SOURCE DATA:
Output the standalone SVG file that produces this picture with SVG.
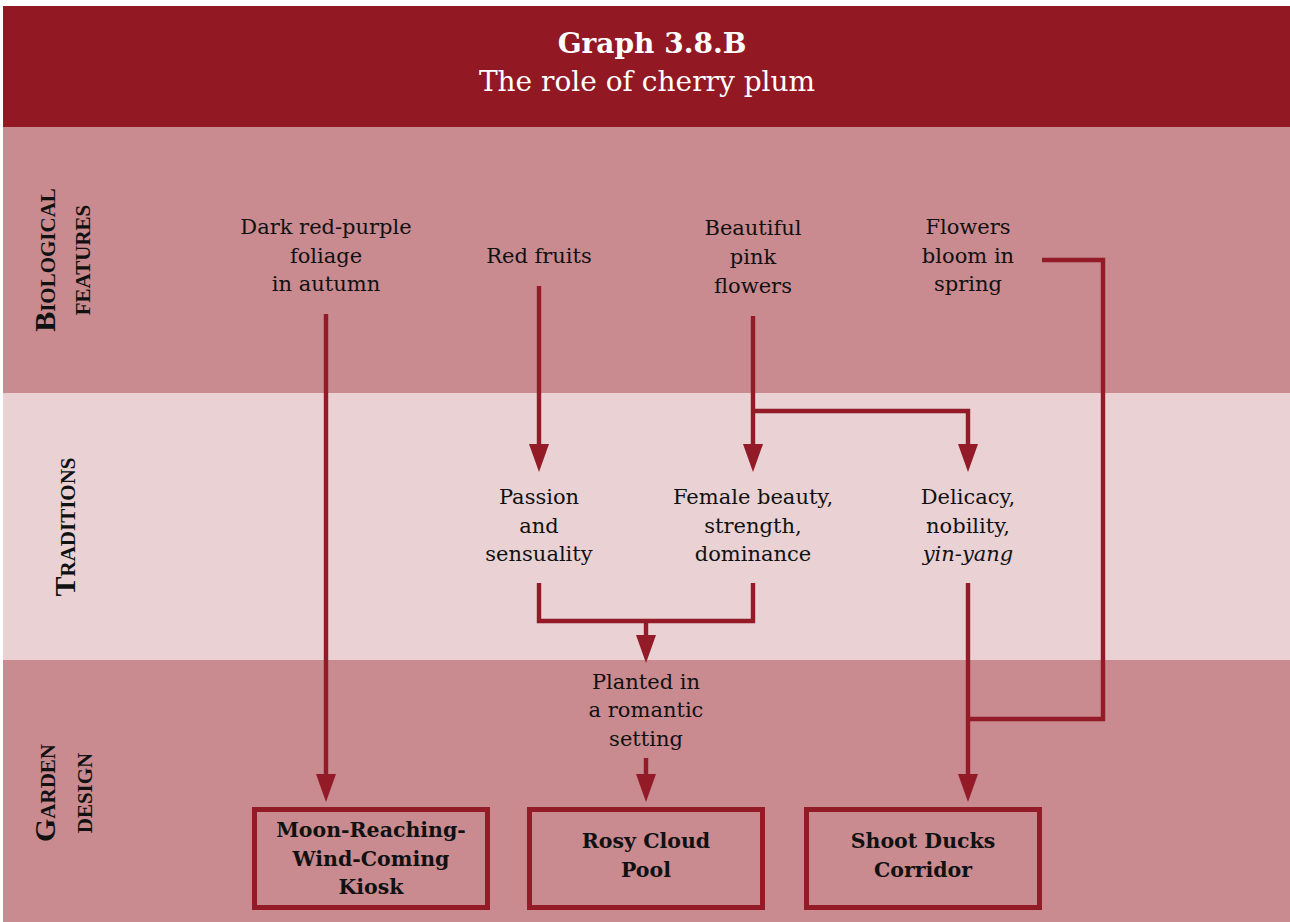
<svg xmlns="http://www.w3.org/2000/svg" width="1290" height="922" viewBox="0 0 1290 922">
  <style>
    .band-dark { fill: #c98a90; }
    .band-light { fill: #e9d1d4; }
    .title { font-family: "DejaVu Serif", "Liberation Serif", serif; fill: #ffffff; text-anchor: middle; }
    .section { font-family: "Liberation Serif", "Times New Roman", serif; font-weight: bold; font-variant: small-caps; font-size: 30px; fill: #111111; text-anchor: middle; }
    .label { font-family: "DejaVu Serif", "Liberation Serif", serif; font-size: 21px; fill: #111111; text-anchor: middle; }
    .box-label { font-family: "DejaVu Serif", "Liberation Serif", serif; font-size: 20.5px; font-weight: bold; fill: #111111; text-anchor: middle; }
    .box { fill: none; stroke: #931a27; stroke-width: 5; }
    .wire { fill: none; stroke: #931a27; stroke-width: 4.4; stroke-linejoin: miter; }
  </style>
  <defs>
    <marker id="head" viewBox="0 -10 28 20" markerWidth="28" markerHeight="20" refX="0" refY="0" orient="auto" markerUnits="userSpaceOnUse">
      <path d="M0,-10 L28,0 L0,10 Z" fill="#931a27"/>
    </marker>
  </defs>

  <!-- background bands -->
  <rect x="3" y="6" width="1287" height="121" fill="#921824"/>
  <rect class="band-dark" x="3" y="127" width="1287" height="266"/>
  <rect class="band-light" x="3" y="393" width="1287" height="267"/>
  <rect class="band-dark" x="3" y="660" width="1287" height="262"/>

  <!-- heading -->
  <g id="title">
    <text class="title" x="652" y="53" font-size="28" font-weight="bold">Graph 3.8.B</text>
    <text class="title" x="647" y="91" font-size="28">The role of cherry plum</text>
  </g>

  <!-- row headings -->
  <g id="row-biological">
    <text class="section" transform="translate(55,260) rotate(-90)">Biological</text>
    <text class="section" transform="translate(90,260) rotate(-90)">features</text>
  </g>
  <g id="row-traditions">
    <text class="section" transform="translate(75,527) rotate(-90)">Traditions</text>
  </g>
  <g id="row-garden">
    <text class="section" transform="translate(55,793) rotate(-90)">Garden</text>
    <text class="section" transform="translate(92,793) rotate(-90)">design</text>
  </g>

  <!-- connectors -->
  <g id="connectors">
    <path class="wire" d="M326,314 V774" marker-end="url(#head)"/>
    <path class="wire" d="M539,286 V444" marker-end="url(#head)"/>
    <path class="wire" d="M753,316 V444" marker-end="url(#head)"/>
    <path class="wire" d="M753,411 H968 V444" marker-end="url(#head)"/>
    <path class="wire" d="M1042,260 H1103 V719 H968"/>
    <path class="wire" d="M968,583 V774" marker-end="url(#head)"/>
    <path class="wire" d="M539,583 V621 H753 V583"/>
    <path class="wire" d="M646,621 V635" marker-end="url(#head)"/>
    <path class="wire" d="M646,758 V774" marker-end="url(#head)"/>
  </g>

  <!-- biological features -->
  <g id="foliage">
    <text class="label" x="326" y="234">Dark red-purple</text>
    <text class="label" x="326" y="263">foliage</text>
    <text class="label" x="326" y="291">in autumn</text>
  </g>
  <g id="fruits">
    <text class="label" x="539" y="263">Red fruits</text>
  </g>
  <g id="pink-flowers">
    <text class="label" x="753" y="235">Beautiful</text>
    <text class="label" x="753" y="264">pink</text>
    <text class="label" x="753" y="293">flowers</text>
  </g>
  <g id="spring-bloom">
    <text class="label" x="968" y="234">Flowers</text>
    <text class="label" x="968" y="263">bloom in</text>
    <text class="label" x="968" y="291">spring</text>
  </g>

  <!-- traditions -->
  <g id="passion">
    <text class="label" x="539" y="504">Passion</text>
    <text class="label" x="539" y="533">and</text>
    <text class="label" x="539" y="561">sensuality</text>
  </g>
  <g id="female-beauty">
    <text class="label" x="753" y="504">Female beauty,</text>
    <text class="label" x="753" y="533">strength,</text>
    <text class="label" x="753" y="561">dominance</text>
  </g>
  <g id="delicacy">
    <text class="label" x="968" y="504">Delicacy,</text>
    <text class="label" x="968" y="533">nobility,</text>
    <text class="label" x="968" y="561"><tspan font-style="italic">yin-yang</tspan></text>
  </g>

  <!-- garden design -->
  <g id="romantic-setting">
    <text class="label" x="646" y="689">Planted in</text>
    <text class="label" x="646" y="717">a romantic</text>
    <text class="label" x="646" y="746">setting</text>
  </g>
  <g id="kiosk">
    <rect class="box" x="254.5" y="809.5" width="233" height="98"/>
    <text class="box-label" x="371" y="837">Moon-Reaching-</text>
    <text class="box-label" x="371" y="866">Wind-Coming</text>
    <text class="box-label" x="371" y="894">Kiosk</text>
  </g>
  <g id="rosy-cloud-pool">
    <rect class="box" x="529.5" y="809.5" width="233" height="98"/>
    <text class="box-label" x="646" y="848">Rosy Cloud</text>
    <text class="box-label" x="646" y="877">Pool</text>
  </g>
  <g id="shoot-ducks-corridor">
    <rect class="box" x="806.5" y="809.5" width="233" height="98"/>
    <text class="box-label" x="923" y="848">Shoot Ducks</text>
    <text class="box-label" x="923" y="877">Corridor</text>
  </g>
</svg>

AIM OF THE EXERCISE:
All of the data needs repeating exactly, but the pictures do not.

TASK ANSWER:
Output the standalone SVG file that produces this picture with SVG.
<svg xmlns="http://www.w3.org/2000/svg" width="1290" height="922" viewBox="0 0 1290 922">
  <style>
    .band-dark { fill: #c98a90; }
    .band-light { fill: #e9d1d4; }
    .title { font-family: "DejaVu Serif", "Liberation Serif", serif; fill: #ffffff; text-anchor: middle; }
    .section { font-family: "Liberation Serif", "Times New Roman", serif; font-weight: bold; font-variant: small-caps; font-size: 30px; fill: #111111; text-anchor: middle; }
    .label { font-family: "DejaVu Serif", "Liberation Serif", serif; font-size: 21px; fill: #111111; text-anchor: middle; }
    .box-label { font-family: "DejaVu Serif", "Liberation Serif", serif; font-size: 20.5px; font-weight: bold; fill: #111111; text-anchor: middle; }
    .box { fill: none; stroke: #931a27; stroke-width: 5; }
    .wire { fill: none; stroke: #931a27; stroke-width: 4.4; stroke-linejoin: miter; }
  </style>
  <defs>
    <marker id="head" viewBox="0 -10 28 20" markerWidth="28" markerHeight="20" refX="0" refY="0" orient="auto" markerUnits="userSpaceOnUse">
      <path d="M0,-10 L28,0 L0,10 Z" fill="#931a27"/>
    </marker>
  </defs>

  <!-- background bands -->
  <rect x="3" y="6" width="1287" height="121" fill="#921824"/>
  <rect class="band-dark" x="3" y="127" width="1287" height="266"/>
  <rect class="band-light" x="3" y="393" width="1287" height="267"/>
  <rect class="band-dark" x="3" y="660" width="1287" height="262"/>

  <!-- heading -->
  <g id="title">
    <text class="title" x="652" y="53" font-size="28" font-weight="bold">Graph 3.8.B</text>
    <text class="title" x="647" y="91" font-size="28">The role of cherry plum</text>
  </g>

  <!-- row headings -->
  <g id="row-biological">
    <text class="section" transform="translate(55,260) rotate(-90)">Biological</text>
    <text class="section" transform="translate(90,260) rotate(-90)">features</text>
  </g>
  <g id="row-traditions">
    <text class="section" transform="translate(75,527) rotate(-90)">Traditions</text>
  </g>
  <g id="row-garden">
    <text class="section" transform="translate(55,793) rotate(-90)">Garden</text>
    <text class="section" transform="translate(92,793) rotate(-90)">design</text>
  </g>

  <!-- connectors -->
  <g id="connectors">
    <path class="wire" d="M326,314 V774" marker-end="url(#head)"/>
    <path class="wire" d="M539,286 V444" marker-end="url(#head)"/>
    <path class="wire" d="M753,316 V444" marker-end="url(#head)"/>
    <path class="wire" d="M753,411 H968 V444" marker-end="url(#head)"/>
    <path class="wire" d="M1042,260 H1103 V719 H968"/>
    <path class="wire" d="M968,583 V774" marker-end="url(#head)"/>
    <path class="wire" d="M539,583 V621 H753 V583"/>
    <path class="wire" d="M646,621 V635" marker-end="url(#head)"/>
    <path class="wire" d="M646,758 V774" marker-end="url(#head)"/>
  </g>

  <!-- biological features -->
  <g id="foliage">
    <text class="label" x="326" y="234">Dark red-purple</text>
    <text class="label" x="326" y="263">foliage</text>
    <text class="label" x="326" y="291">in autumn</text>
  </g>
  <g id="fruits">
    <text class="label" x="539" y="263">Red fruits</text>
  </g>
  <g id="pink-flowers">
    <text class="label" x="753" y="235">Beautiful</text>
    <text class="label" x="753" y="264">pink</text>
    <text class="label" x="753" y="293">flowers</text>
  </g>
  <g id="spring-bloom">
    <text class="label" x="968" y="234">Flowers</text>
    <text class="label" x="968" y="263">bloom in</text>
    <text class="label" x="968" y="291">spring</text>
  </g>

  <!-- traditions -->
  <g id="passion">
    <text class="label" x="539" y="504">Passion</text>
    <text class="label" x="539" y="533">and</text>
    <text class="label" x="539" y="561">sensuality</text>
  </g>
  <g id="female-beauty">
    <text class="label" x="753" y="504">Female beauty,</text>
    <text class="label" x="753" y="533">strength,</text>
    <text class="label" x="753" y="561">dominance</text>
  </g>
  <g id="delicacy">
    <text class="label" x="968" y="504">Delicacy,</text>
    <text class="label" x="968" y="533">nobility,</text>
    <text class="label" x="968" y="561"><tspan font-style="italic">yin-yang</tspan></text>
  </g>

  <!-- garden design -->
  <g id="romantic-setting">
    <text class="label" x="646" y="689">Planted in</text>
    <text class="label" x="646" y="717">a romantic</text>
    <text class="label" x="646" y="746">setting</text>
  </g>
  <g id="kiosk">
    <rect class="box" x="254.5" y="809.5" width="233" height="98"/>
    <text class="box-label" x="371" y="837">Moon-Reaching-</text>
    <text class="box-label" x="371" y="866">Wind-Coming</text>
    <text class="box-label" x="371" y="894">Kiosk</text>
  </g>
  <g id="rosy-cloud-pool">
    <rect class="box" x="529.5" y="809.5" width="233" height="98"/>
    <text class="box-label" x="646" y="848">Rosy Cloud</text>
    <text class="box-label" x="646" y="877">Pool</text>
  </g>
  <g id="shoot-ducks-corridor">
    <rect class="box" x="806.5" y="809.5" width="233" height="98"/>
    <text class="box-label" x="923" y="848">Shoot Ducks</text>
    <text class="box-label" x="923" y="877">Corridor</text>
  </g>
</svg>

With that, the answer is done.